The benchmark Nikkei opened higher, topping 18,000 for the first time since July 2007. The positive start came after the dollar rose past 121 yen to hit a fresh seven-year high on the strong US jobs data. But the Nikkei soon sagged. A surprise downward revision to Japan's July-September gross domestic product was somewhat off-putting, traders said. But Toshihiko Matsuno, senior strategist at SMBC Friend Securities, said the Nikkei narrowed its gains largely for technical reasons.
"The initial stock buying was more reflexive, in reaction to the dollar's rise, but I wouldn't put too much stock in a 'pall' cast by the GDP revision," Matsuno said. "There seems to be pretty strong technical resistance at the Nikkei 18,000 level, while the dollar looks increasingly overbought," he told Dow Jones Newswires. He added investors were aware that both the Bank of Japan and the government pension funds are on the lookout for buying opportunities, which limits the scale and depth of any sell-offs.
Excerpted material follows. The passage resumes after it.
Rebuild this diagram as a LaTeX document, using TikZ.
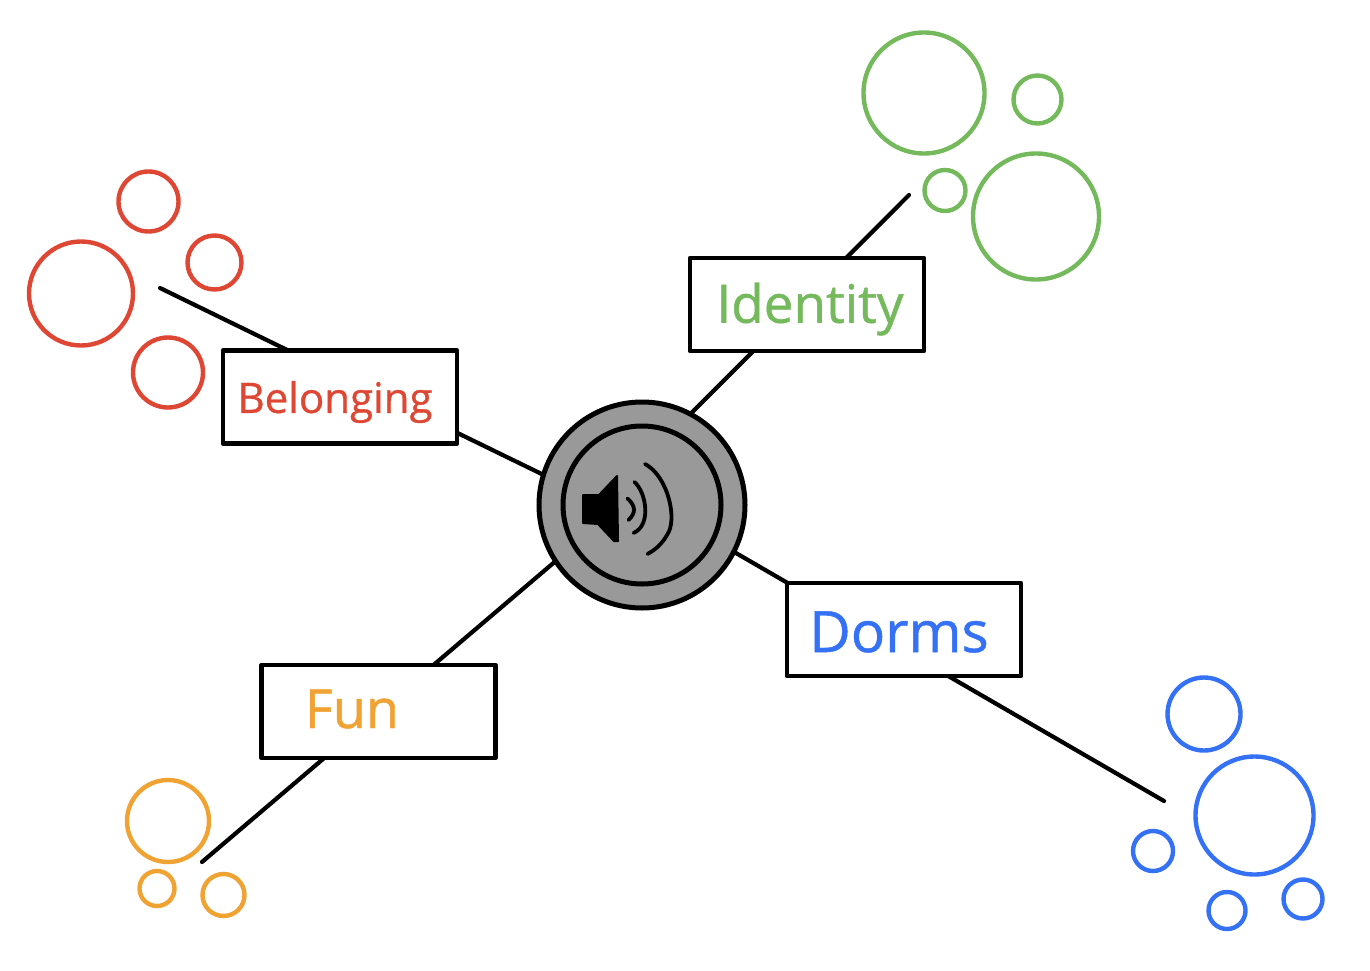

The second growth estimate from the Cabinet Office showed Japan's economy contracted 0.5 percent quarter-on-quarter in the three months to September, worse than the 0.4 percent shrinkage in a preliminary report. The dollar was at 121.47 yen in afternoon Tokyo trade, compared with 121.44 yen in New York Friday afternoon. A weak yen is positive for Japanese exporters as it makes them more competitive abroad and increases repatriated profits. Toyota rose 1.49 percent to 7,858.0 yen and Canon rose 0.26 percent to 3,910.5 yen. Sony fell 3.24 percent to 2,590.0 yen, dragged down by concerns over a brazen cyber attack on its movies business arm.